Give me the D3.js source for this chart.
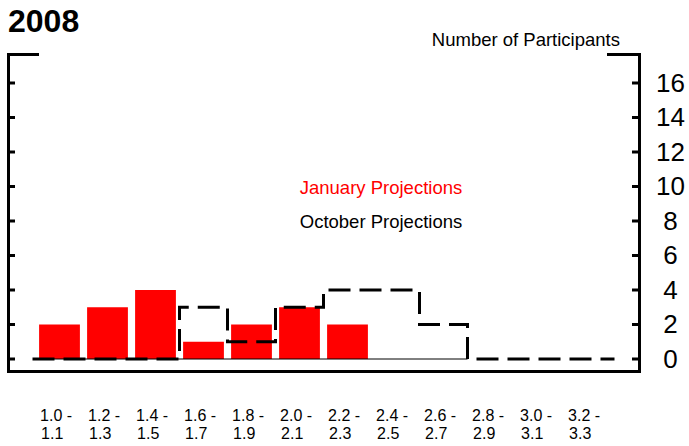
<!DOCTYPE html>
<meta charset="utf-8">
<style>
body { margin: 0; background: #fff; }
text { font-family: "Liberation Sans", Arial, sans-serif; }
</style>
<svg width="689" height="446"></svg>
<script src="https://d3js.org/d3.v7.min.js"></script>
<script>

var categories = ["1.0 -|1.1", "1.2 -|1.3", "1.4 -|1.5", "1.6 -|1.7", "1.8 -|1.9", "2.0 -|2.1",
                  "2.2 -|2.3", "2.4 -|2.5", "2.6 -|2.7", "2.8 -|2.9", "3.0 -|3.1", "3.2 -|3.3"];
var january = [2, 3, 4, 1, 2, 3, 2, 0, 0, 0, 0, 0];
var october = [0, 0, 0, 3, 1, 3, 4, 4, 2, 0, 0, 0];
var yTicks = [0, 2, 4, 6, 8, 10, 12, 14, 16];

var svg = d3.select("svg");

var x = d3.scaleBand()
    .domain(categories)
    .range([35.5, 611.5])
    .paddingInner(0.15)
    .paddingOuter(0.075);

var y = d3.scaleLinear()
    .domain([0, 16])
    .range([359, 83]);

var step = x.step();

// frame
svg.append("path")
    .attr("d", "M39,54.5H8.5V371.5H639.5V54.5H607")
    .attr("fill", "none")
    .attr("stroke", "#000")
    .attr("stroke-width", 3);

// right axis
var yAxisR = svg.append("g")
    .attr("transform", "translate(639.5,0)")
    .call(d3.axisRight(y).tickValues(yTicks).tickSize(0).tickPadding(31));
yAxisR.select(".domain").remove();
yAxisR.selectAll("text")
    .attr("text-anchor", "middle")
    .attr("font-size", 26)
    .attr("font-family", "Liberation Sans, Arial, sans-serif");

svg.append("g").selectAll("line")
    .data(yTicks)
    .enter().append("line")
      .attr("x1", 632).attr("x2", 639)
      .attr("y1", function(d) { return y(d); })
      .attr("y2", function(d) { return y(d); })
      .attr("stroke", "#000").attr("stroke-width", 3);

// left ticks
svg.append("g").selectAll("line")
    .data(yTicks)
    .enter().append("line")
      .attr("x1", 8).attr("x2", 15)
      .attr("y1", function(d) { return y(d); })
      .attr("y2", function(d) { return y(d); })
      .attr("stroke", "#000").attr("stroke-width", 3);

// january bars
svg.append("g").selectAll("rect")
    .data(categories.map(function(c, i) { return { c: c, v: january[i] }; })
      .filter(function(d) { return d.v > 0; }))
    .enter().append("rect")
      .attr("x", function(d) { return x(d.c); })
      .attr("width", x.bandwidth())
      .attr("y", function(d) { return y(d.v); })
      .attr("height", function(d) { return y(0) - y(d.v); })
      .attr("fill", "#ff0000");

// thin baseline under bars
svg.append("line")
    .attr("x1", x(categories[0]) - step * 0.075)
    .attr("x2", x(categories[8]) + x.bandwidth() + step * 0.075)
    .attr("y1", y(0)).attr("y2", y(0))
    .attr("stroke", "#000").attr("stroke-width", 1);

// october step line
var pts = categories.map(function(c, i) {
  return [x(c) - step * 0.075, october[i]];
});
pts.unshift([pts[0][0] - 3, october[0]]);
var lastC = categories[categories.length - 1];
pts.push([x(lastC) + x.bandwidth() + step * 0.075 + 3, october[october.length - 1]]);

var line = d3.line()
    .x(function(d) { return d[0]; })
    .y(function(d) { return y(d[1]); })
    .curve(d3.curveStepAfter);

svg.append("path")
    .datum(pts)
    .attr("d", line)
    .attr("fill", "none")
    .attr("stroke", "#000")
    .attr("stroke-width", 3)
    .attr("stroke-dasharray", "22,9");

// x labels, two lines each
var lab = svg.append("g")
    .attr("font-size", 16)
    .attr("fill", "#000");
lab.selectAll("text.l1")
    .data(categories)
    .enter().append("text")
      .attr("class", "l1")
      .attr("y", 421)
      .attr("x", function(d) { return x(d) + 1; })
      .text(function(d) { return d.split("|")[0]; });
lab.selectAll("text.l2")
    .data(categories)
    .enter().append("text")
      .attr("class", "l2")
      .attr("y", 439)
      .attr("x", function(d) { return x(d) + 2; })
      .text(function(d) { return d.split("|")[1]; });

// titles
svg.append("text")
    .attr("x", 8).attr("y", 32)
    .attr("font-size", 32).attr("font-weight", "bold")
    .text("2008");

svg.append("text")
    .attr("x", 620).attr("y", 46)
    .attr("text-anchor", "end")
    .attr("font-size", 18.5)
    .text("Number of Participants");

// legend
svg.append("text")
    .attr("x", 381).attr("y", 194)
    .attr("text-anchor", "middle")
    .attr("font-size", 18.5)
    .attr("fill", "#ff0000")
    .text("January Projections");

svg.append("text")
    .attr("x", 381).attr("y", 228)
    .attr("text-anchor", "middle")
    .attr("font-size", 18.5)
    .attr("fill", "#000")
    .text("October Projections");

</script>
---
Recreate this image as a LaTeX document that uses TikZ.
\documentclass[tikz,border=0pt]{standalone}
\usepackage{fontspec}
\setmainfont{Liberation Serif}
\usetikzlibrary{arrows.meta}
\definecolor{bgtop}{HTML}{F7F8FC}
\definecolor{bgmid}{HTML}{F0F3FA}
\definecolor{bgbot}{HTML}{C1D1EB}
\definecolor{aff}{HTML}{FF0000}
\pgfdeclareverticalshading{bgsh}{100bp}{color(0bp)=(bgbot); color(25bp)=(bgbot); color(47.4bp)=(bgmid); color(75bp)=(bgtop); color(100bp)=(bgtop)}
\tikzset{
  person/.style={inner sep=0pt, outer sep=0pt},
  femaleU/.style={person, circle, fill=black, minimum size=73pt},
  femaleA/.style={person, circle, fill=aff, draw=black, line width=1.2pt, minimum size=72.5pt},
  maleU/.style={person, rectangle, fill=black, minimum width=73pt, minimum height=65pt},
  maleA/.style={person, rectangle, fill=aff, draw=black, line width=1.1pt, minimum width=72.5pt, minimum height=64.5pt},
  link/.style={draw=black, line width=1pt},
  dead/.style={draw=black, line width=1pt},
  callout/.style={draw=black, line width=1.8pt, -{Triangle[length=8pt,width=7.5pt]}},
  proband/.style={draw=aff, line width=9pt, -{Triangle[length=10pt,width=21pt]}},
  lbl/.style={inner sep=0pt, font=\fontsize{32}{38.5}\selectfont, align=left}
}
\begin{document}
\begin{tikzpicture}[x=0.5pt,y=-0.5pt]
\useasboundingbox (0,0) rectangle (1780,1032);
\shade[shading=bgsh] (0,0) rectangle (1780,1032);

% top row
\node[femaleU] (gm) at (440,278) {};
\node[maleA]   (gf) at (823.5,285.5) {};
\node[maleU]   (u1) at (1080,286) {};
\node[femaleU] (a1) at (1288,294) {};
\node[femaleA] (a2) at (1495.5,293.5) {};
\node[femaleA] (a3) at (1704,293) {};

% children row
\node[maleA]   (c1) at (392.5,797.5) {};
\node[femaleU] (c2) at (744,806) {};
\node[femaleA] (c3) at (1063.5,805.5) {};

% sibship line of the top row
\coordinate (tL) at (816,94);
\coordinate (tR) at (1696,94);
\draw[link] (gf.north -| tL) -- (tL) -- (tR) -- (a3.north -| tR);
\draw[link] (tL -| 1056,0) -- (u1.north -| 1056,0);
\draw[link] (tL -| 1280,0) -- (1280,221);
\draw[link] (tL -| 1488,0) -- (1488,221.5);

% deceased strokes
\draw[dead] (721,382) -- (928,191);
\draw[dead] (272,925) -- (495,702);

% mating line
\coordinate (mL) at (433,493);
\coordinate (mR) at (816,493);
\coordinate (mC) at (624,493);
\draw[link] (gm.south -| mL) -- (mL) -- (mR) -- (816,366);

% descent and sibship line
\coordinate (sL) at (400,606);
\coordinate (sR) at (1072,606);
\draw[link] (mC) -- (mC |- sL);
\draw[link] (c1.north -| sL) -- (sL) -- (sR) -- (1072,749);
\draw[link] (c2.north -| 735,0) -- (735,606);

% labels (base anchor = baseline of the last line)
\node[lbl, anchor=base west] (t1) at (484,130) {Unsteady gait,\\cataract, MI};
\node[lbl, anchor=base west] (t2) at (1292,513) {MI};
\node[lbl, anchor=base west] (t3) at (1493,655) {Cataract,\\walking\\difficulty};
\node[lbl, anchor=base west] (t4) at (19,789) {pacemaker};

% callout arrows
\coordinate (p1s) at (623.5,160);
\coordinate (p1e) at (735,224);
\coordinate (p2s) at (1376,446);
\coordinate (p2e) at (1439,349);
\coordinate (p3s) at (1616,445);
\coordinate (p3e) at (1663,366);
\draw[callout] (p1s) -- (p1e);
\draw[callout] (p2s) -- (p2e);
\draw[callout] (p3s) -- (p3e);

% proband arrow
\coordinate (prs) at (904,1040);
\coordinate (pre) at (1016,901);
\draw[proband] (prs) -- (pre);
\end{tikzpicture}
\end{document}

**Stated task:**
Output exactly the lines above, from the line with "Give me the D3.js source for this chart." to the line with "var step = x.step();", both included; skip the pictures.

**Solution to the exercise:**
Give me the D3.js source for this chart.
<!DOCTYPE html>
<meta charset="utf-8">
<style>
body { margin: 0; background: #fff; }
text { font-family: "Liberation Sans", Arial, sans-serif; }
</style>
<svg width="689" height="446"></svg>
<script src="https://d3js.org/d3.v7.min.js"></script>
<script>

var categories = ["1.0 -|1.1", "1.2 -|1.3", "1.4 -|1.5", "1.6 -|1.7", "1.8 -|1.9", "2.0 -|2.1",
                  "2.2 -|2.3", "2.4 -|2.5", "2.6 -|2.7", "2.8 -|2.9", "3.0 -|3.1", "3.2 -|3.3"];
var january = [2, 3, 4, 1, 2, 3, 2, 0, 0, 0, 0, 0];
var october = [0, 0, 0, 3, 1, 3, 4, 4, 2, 0, 0, 0];
var yTicks = [0, 2, 4, 6, 8, 10, 12, 14, 16];

var svg = d3.select("svg");

var x = d3.scaleBand()
    .domain(categories)
    .range([35.5, 611.5])
    .paddingInner(0.15)
    .paddingOuter(0.075);

var y = d3.scaleLinear()
    .domain([0, 16])
    .range([359, 83]);

var step = x.step();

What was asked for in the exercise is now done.